Ser parte de la cotidianidad de Budapest me permitió conocerla de muchas maneras. Fuimos cinco días seguidos a Sziget, uno de los festivales musicales y culturales más grandes de Europa, me senté frente al Monumento de los zapatos, un conjunto de esculturas en homenaje a las víctimas judías que fueron fusiladas frente al Danubio durante la guerra, crucé todos los puentes, por arriba y por el agua, me senté a escribir en las barandas mientras bajaba el sol. De noche tomamos cerveza en los ruin pubs, los bares más emblemáticos de la movida nocturna de Budapest, armados dentro de edificios abandonados. Los fines de semana caminamos por los parques de Margitsziget, una isla de dos kilómetros y medio de largo ubicada en medio del Danubio. Una de las costumbres a la que mejor nos adaptamos fue la de pasar las tardes en Széchenyi y Gellért, dos de los tantos complejos de baños termales de la ciudad, herencia del período de dominio turco.

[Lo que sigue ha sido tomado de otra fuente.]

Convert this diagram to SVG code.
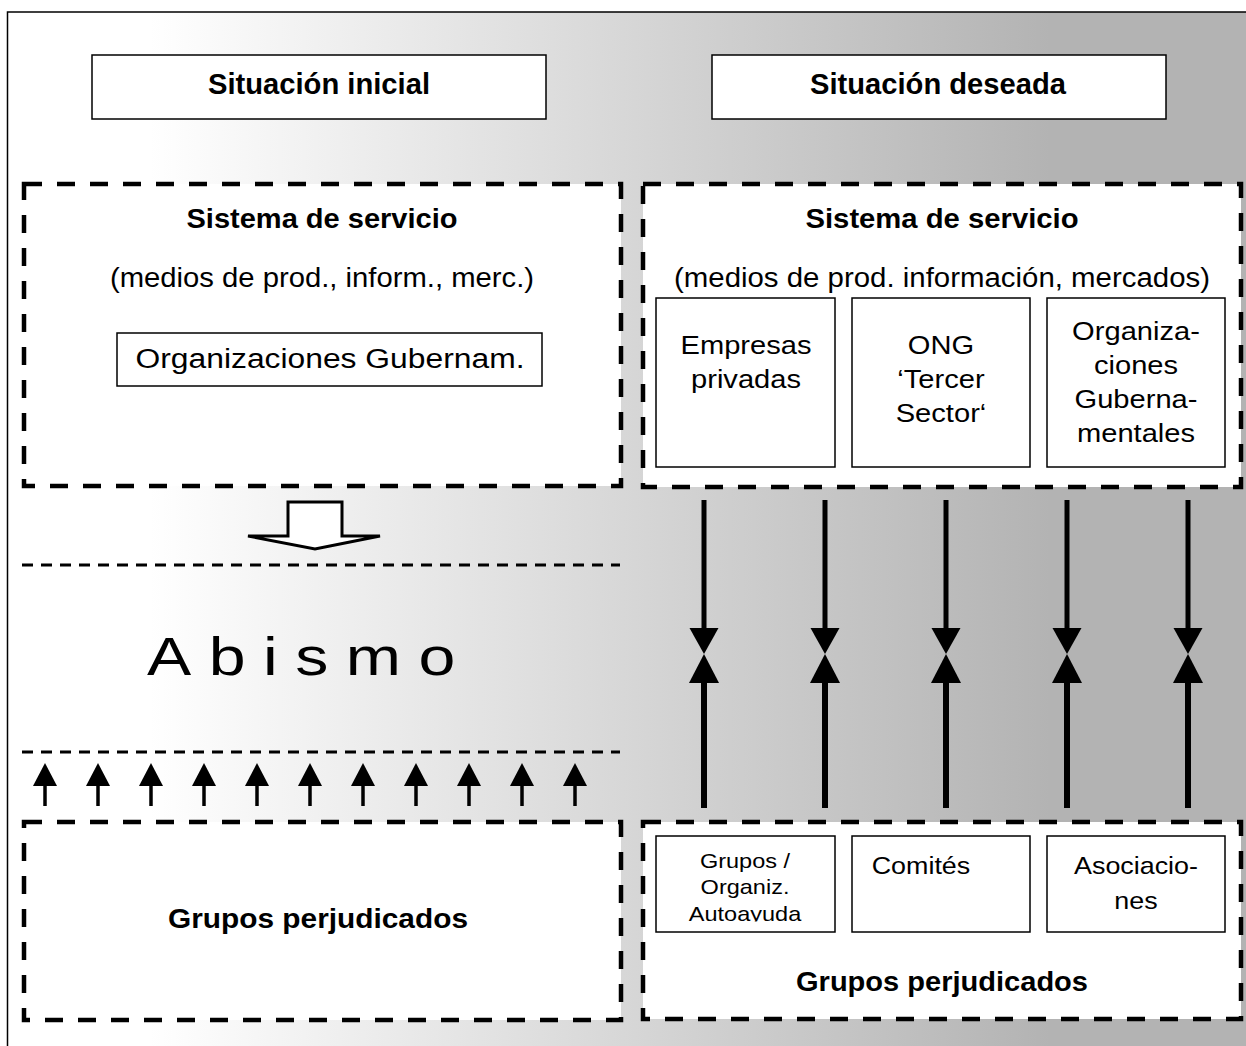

Mi mamá llegó un 20 de agosto, el día de San Esteban, cuando se conmemora la fundación de Hungría, y la ciudad la recibió con un show de una hora de fuegos artificiales sobre el Danubio. Era su primera vez en Budapest y en el país de sus padres, ella fue criada como húngara pero no había vuelto a Europa hasta ese día. Caminamos juntas por las calles antiguas de Pest y subimos a las partes altas de Buda para mirar la ciudad entera. A través de sus ojos, la capital húngara adquirió otros significados, sus historias me acercaron más a la de mis abuelos. Mientras tanto, el idioma que aprendía de a poco en el instituto se materializaba en carteles y conversaciones. El viaje a las raíces recién empezaba. Hice el viaje a Budapest en auto para llegar despacio y disfrutar el camino, pero si no disponen de tantos días también hay vuelos baratos desde los principales aeropuertos de España y Europa.